-------- Available data
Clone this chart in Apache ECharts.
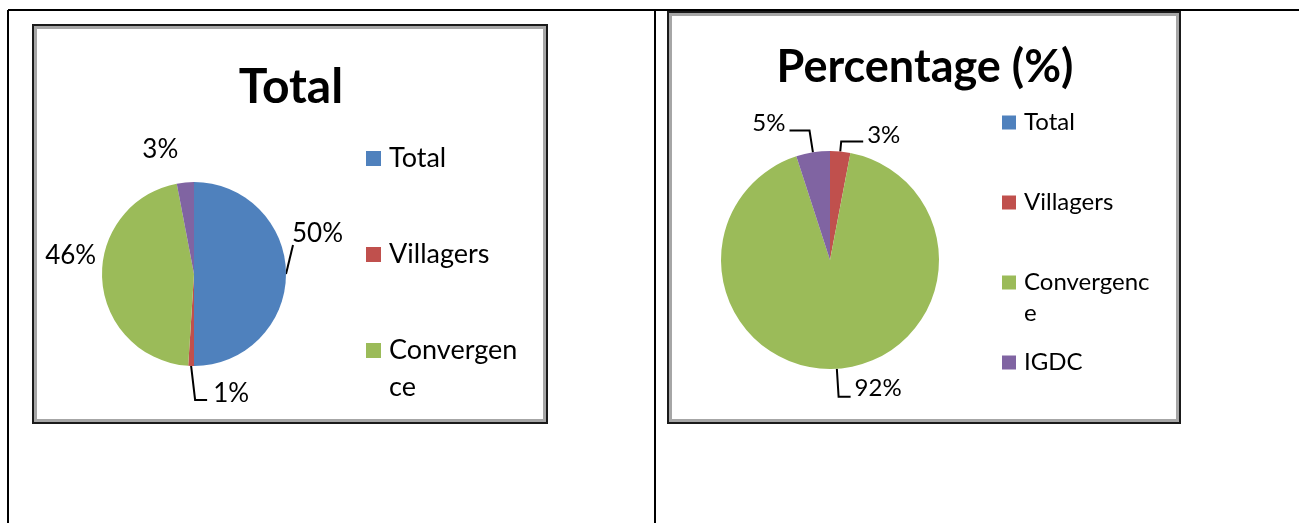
<!DOCTYPE html>
<html>
<head>
<meta charset="utf-8">
<script src="https://cdn.jsdelivr.net/npm/echarts@6/dist/echarts.min.js"></script>
<style>
  html, body { margin: 0; padding: 0; background: #fff; }
  #main { width: 1299px; height: 523px; }
</style>
</head>
<body>
<div id="main"></div>
<script>
// data
var sliceNames = ['Total', 'Villagers', 'Convergence', 'IGDC'];
var sliceColors = ['#4F81BD', '#C0504D', '#9BBB59', '#8064A2'];

var totalValues = [50, 1, 46, 3];
var totalLegend = ['Total', 'Villagers', 'Convergence'];   // IGDC is cut off in the original
var totalLegendText = ['Total', 'Villagers', 'Convergen\nce'];

var pctValues = [0, 3, 92, 5];
var pctLegend = ['Total', 'Villagers', 'Convergence'];
var pctLegendLast = ['IGDC'];
var pctLegendText = ['Total', 'Villagers', 'Convergenc\ne', 'IGDC'];

// label line tweaks (style only)
var totalLineLen = [2, 28, 2, 33];
var totalLineShow = [true, true, false, false];

var pctLineLen = [10, 10, 28, 22];
var pctLineLen2 = [10, 22, 12, 20];
var pctLabelDy = [0, -6, -8, -7];

var FONT = 'Lato, "Open Sans", sans-serif';

function buildData(values, lens, lens2, shows) {
  return values.map(function (v, i) {
    return {
      name: sliceNames[i],
      value: v,
      itemStyle: { color: sliceColors[i] },
      label: { show: v > 0 },
      labelLine: {
        show: v > 0 && (shows ? shows[i] : true),
        length: lens[i],
        length2: lens2 ? lens2[i] : 0
      }
    };
  });
}

// wrapped legend names: first line sits on the square, second line hangs below
function legendFormatter(texts) {
  return function (name) {
    var parts = texts[sliceNames.indexOf(name)].split('\n');
    if (parts.length === 1) { return '{a|' + parts[0] + '}'; }
    return '{a|' + parts[0] + '}\n{b|' + parts[1] + '}';
  };
}

function legendRich(size, lh) {
  return {
    a: { fontFamily: FONT, fontSize: size, color: '#000', lineHeight: lh },
    b: { fontFamily: FONT, fontSize: size, color: '#000', lineHeight: 0, padding: [lh, 0, 0, 0] }
  };
}

function legendBlock(names, texts, left, top, box, gap, size, lh) {
  return {
    orient: 'vertical', left: left, top: top, padding: 0,
    itemWidth: box, itemHeight: box, itemGap: gap,
    selectedMode: false, icon: 'rect',
    data: names,
    formatter: legendFormatter(texts),
    textStyle: {
      fontFamily: FONT, fontSize: size, color: '#000', lineHeight: lh,
      padding: [0, 0, 0, 3], rich: legendRich(size, lh)
    }
  };
}

var chart = echarts.init(document.getElementById('main'), null, { renderer: 'canvas' });

var option = {
  animation: false,
  backgroundColor: '#fff',
  textStyle: { fontFamily: FONT },
  title: [
    {
      text: 'Total', left: 291, top: 64, textAlign: 'center', padding: 0,
      textStyle: { fontFamily: FONT, fontSize: 48, fontWeight: 'bold', color: '#000', lineHeight: 48 }
    },
    {
      text: 'Percentage (%)', left: 925, top: 45, textAlign: 'center', padding: 0,
      textStyle: { fontFamily: FONT, fontSize: 45, fontWeight: 'bold', color: '#000', lineHeight: 45 }
    }
  ],
  legend: [
    legendBlock(totalLegend, totalLegendText, 366, 140, 15, 59, 27, 37),
    legendBlock(pctLegend, pctLegendText, 1002, 107, 14, 49, 24, 31),
    // the wrapped "Convergence" line does not push IGDC down in the original
    legendBlock(pctLegendLast, pctLegendText, 1002, 347, 14, 49, 24, 31)
  ],
  graphic: [
    // table grid
    { type: 'line', shape: { x1: 8, y1: 10, x2: 1299, y2: 10 }, style: { stroke: '#000', lineWidth: 2 } },
    { type: 'line', shape: { x1: 8, y1: 10, x2: 8, y2: 523 }, style: { stroke: '#000', lineWidth: 2 } },
    { type: 'line', shape: { x1: 655, y1: 10, x2: 655, y2: 523 }, style: { stroke: '#000', lineWidth: 2 } },
    // chart frames: dark outer edge and grey inner edge
    { type: 'rect', shape: { x: 33, y: 25, width: 514, height: 398 }, style: { fill: null, stroke: '#1a1a1a', lineWidth: 2 } },
    { type: 'rect', shape: { x: 35.5, y: 27.5, width: 509, height: 393 }, style: { fill: null, stroke: '#a6a6a6', lineWidth: 3 } },
    { type: 'rect', shape: { x: 668, y: 12, width: 512, height: 411 }, style: { fill: null, stroke: '#1a1a1a', lineWidth: 2 } },
    { type: 'rect', shape: { x: 670.5, y: 14.5, width: 507, height: 406 }, style: { fill: null, stroke: '#a6a6a6', lineWidth: 3 } }
  ],
  series: [
    {
      type: 'pie',
      center: [194, 274],
      radius: 92,
      startAngle: 90,
      clockwise: true,
      avoidLabelOverlap: false,
      percentPrecision: 0,
      emphasis: { disabled: true },
      itemStyle: { borderWidth: 0 },
      label: {
        position: 'outside', formatter: '{d}%', distanceToLabelLine: 4,
        fontFamily: FONT, fontSize: 26, color: '#000'
      },
      labelLine: { lineStyle: { color: '#000', width: 2 }, smooth: false },
      labelLayout: function (p) {
        var pts = p.labelLinePoints;
        var a = pts && pts[0];
        if (p.dataIndex === 0) {
          // Excel "best fit": label above-right, short slanted leader
          return { dy: -40, labelLinePoints: [a, [a[0] + 7, a[1] - 29]] };
        }
        if (p.dataIndex === 1) {
          return {
            dx: 27, align: 'left',
            labelLinePoints: [a, [a[0] + 4, pts[1][1] + 6], [a[0] + 16, pts[1][1] + 6]]
          };
        }
        if (p.dataIndex === 2) { return { dy: -24 }; }
        return {};
      },
      data: buildData(totalValues, totalLineLen, null, totalLineShow)
    },
    {
      type: 'pie',
      center: [830, 260],
      radius: 109,
      startAngle: 90,
      clockwise: true,
      avoidLabelOverlap: false,
      percentPrecision: 0,
      emphasis: { disabled: true },
      itemStyle: { borderWidth: 0 },
      label: {
        position: 'outside', formatter: '{d}%', distanceToLabelLine: 4,
        fontFamily: FONT, fontSize: 24, color: '#000'
      },
      labelLine: { lineStyle: { color: '#000', width: 2 }, smooth: false },
      labelLayout: function (p) {
        return { dy: pctLabelDy[p.dataIndex] };
      },
      data: buildData(pctValues, pctLineLen, pctLineLen2, null)
    }
  ]
};

chart.setOption(option);
</script>
</body>
</html>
----------------
- Task details
Exactly as written, please give again the lines from the beginning of the listing through the line containing "var sliceColors = ['#4F81BD', '#C0504D', '#9BBB59', '#8064A2'];", inclusive, without any pictures.

- Written response
Clone this chart in Apache ECharts.
<!DOCTYPE html>
<html>
<head>
<meta charset="utf-8">
<script src="https://cdn.jsdelivr.net/npm/echarts@6/dist/echarts.min.js"></script>
<style>
  html, body { margin: 0; padding: 0; background: #fff; }
  #main { width: 1299px; height: 523px; }
</style>
</head>
<body>
<div id="main"></div>
<script>
// data
var sliceNames = ['Total', 'Villagers', 'Convergence', 'IGDC'];
var sliceColors = ['#4F81BD', '#C0504D', '#9BBB59', '#8064A2'];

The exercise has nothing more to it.